A schoolboy has survived a direct hit by a meteorite after it fell to earth at 30,000mph.
Gerrit Blank, 14, was on his way to school when he saw "ball of light" heading straight towards him from the sky. A red hot, pea-sized piece of rock then hit his hand before bouncing off and causing a foot wide crater in the ground.
The teenager survived the strike, the chances of which are just 1 in a million - but with a nasty three-inch long scar on his hand. He said: "At first I just saw a large ball of light, and then I suddenly felt a pain in my hand.
"Then a split second after that there was an enormous bang like a crash of thunder." "The noise that came after the flash of light was so loud that my ears were ringing for hours afterwards.
"When it hit me it knocked me flying and then was still going fast enough to bury itself into the road," he explained.
Scientists are now studying the pea-sized meteorite which crashed to Earth in Essen, Germany.

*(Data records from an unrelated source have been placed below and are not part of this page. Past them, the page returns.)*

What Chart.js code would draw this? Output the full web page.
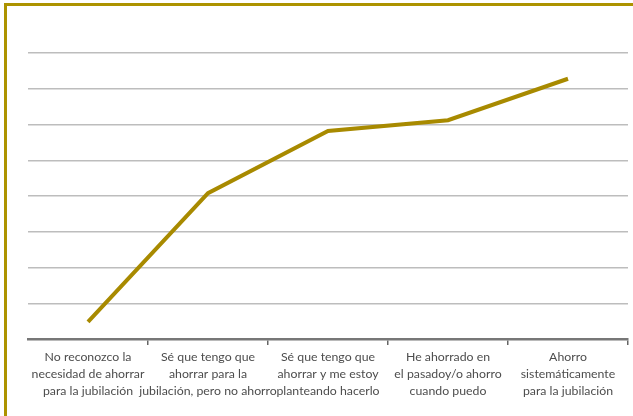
<!DOCTYPE html>
<html>
<head>
<meta charset="utf-8">
<script src="https://cdn.jsdelivr.net/npm/chart.js@4/dist/chart.umd.min.js"></script>
<style>
  html, body { margin: 0; padding: 0; background: #fff; }
  #wrap { position: relative; width: 633px; height: 416px; overflow: hidden; }
  #frame { position: absolute; left: 4px; top: 3px; width: 700px; height: 500px;
           border-left: 3px solid #AD9300; border-top: 3px solid #AD9300; box-sizing: border-box; }
  canvas { position: absolute; left: 0; top: 0; }
</style>
</head>
<body>
<div id="wrap">
  <div id="frame"></div>
  <canvas id="c" width="633" height="416"></canvas>
</div>
<script>
const categories = [
  ["No reconozco la", "necesidad de ahorrar", "para la jubilación"],
  ["Sé que tengo que", "ahorrar para la", "jubilación, pero no ahorro"],
  ["Sé que tengo que", "ahorrar y me estoy", "planteando hacerlo"],
  ["He ahorrado en", "el pasadoy/o ahorro", "cuando puedo"],
  ["Ahorro", "sistemáticamente", "para la jubilación"]
];
const values = [2.4, 20.4, 29.1, 30.6, 36.4];
const yMin = 0, yMax = 40, yStep = 5;

new Chart(document.getElementById('c'), {
  type: 'line',
  data: {
    labels: categories,
    datasets: [{
      data: values,
      borderColor: '#A88A00',
      borderWidth: 4,
      pointRadius: 0,
      tension: 0,
      fill: false
    }]
  },
  options: {
    responsive: false,
    animation: false,
    layout: { padding: { left: 28, right: 5, top: 53, bottom: 12 } },
    plugins: { legend: { display: false }, tooltip: { enabled: false } },
    scales: {
      x: {
        offset: true,
        grid: { offset: true, drawOnChartArea: false, drawTicks: true, tickLength: 6,
                color: (ctx) => ctx.index === 0 ? 'rgba(0,0,0,0)' : '#666', lineWidth: 1.5 },
        border: { display: true, color: '#777', width: 2.5 },
        ticks: { color: '#4d4d4d', font: { family: 'Lato', size: 12.3, lineHeight: '17px' }, padding: 4, maxRotation: 0, autoSkip: false }
      },
      y: {
        min: yMin, max: yMax,
        ticks: { display: false, stepSize: yStep },
        grid: { color: '#BDBDBD', lineWidth: 1.5, drawTicks: false },
        border: { display: false }
      }
    }
  }
});
</script>
</body>
</html>
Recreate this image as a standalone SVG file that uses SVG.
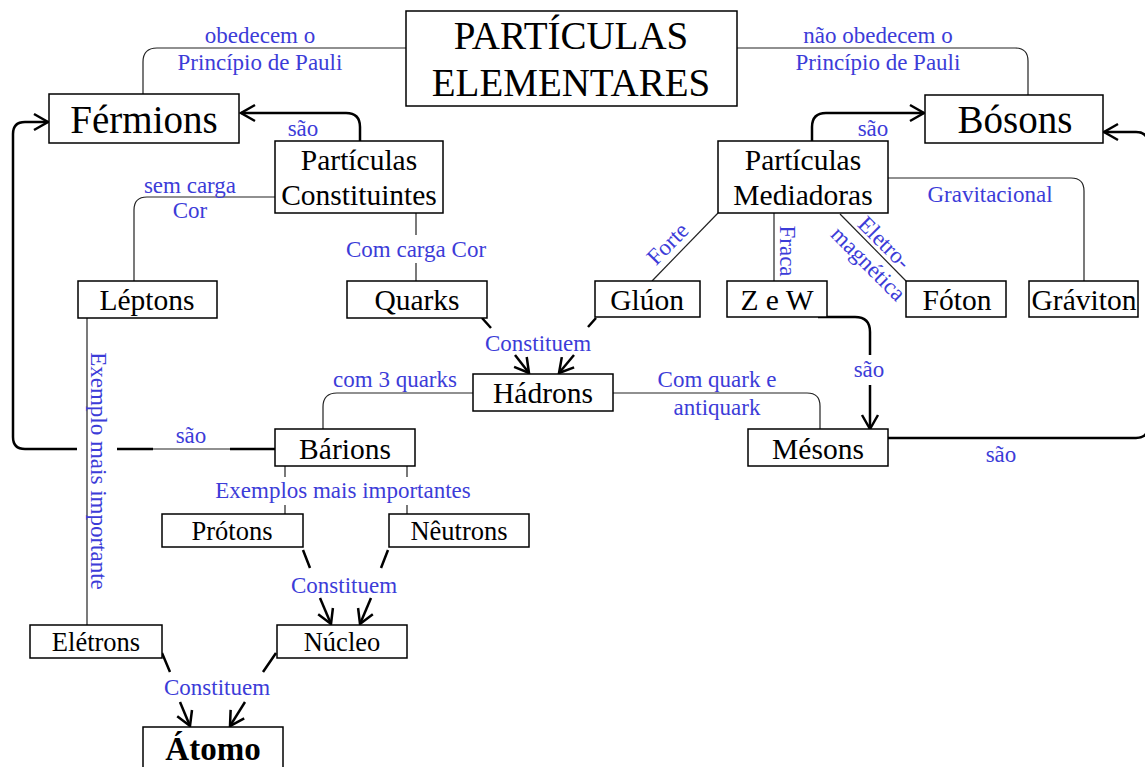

"Most don't actually make it to ground level because they evaporate in the atmosphere. Of those that do get through, about six out of every seven of them land in water," he added.
The only other known example of a human being surviving a meteor strike happened in Alabama, USA, in November 1954 when a grapefruit-sized fragment crashed through the roof of a house, bounced off furniture and landed on a sleeping woman.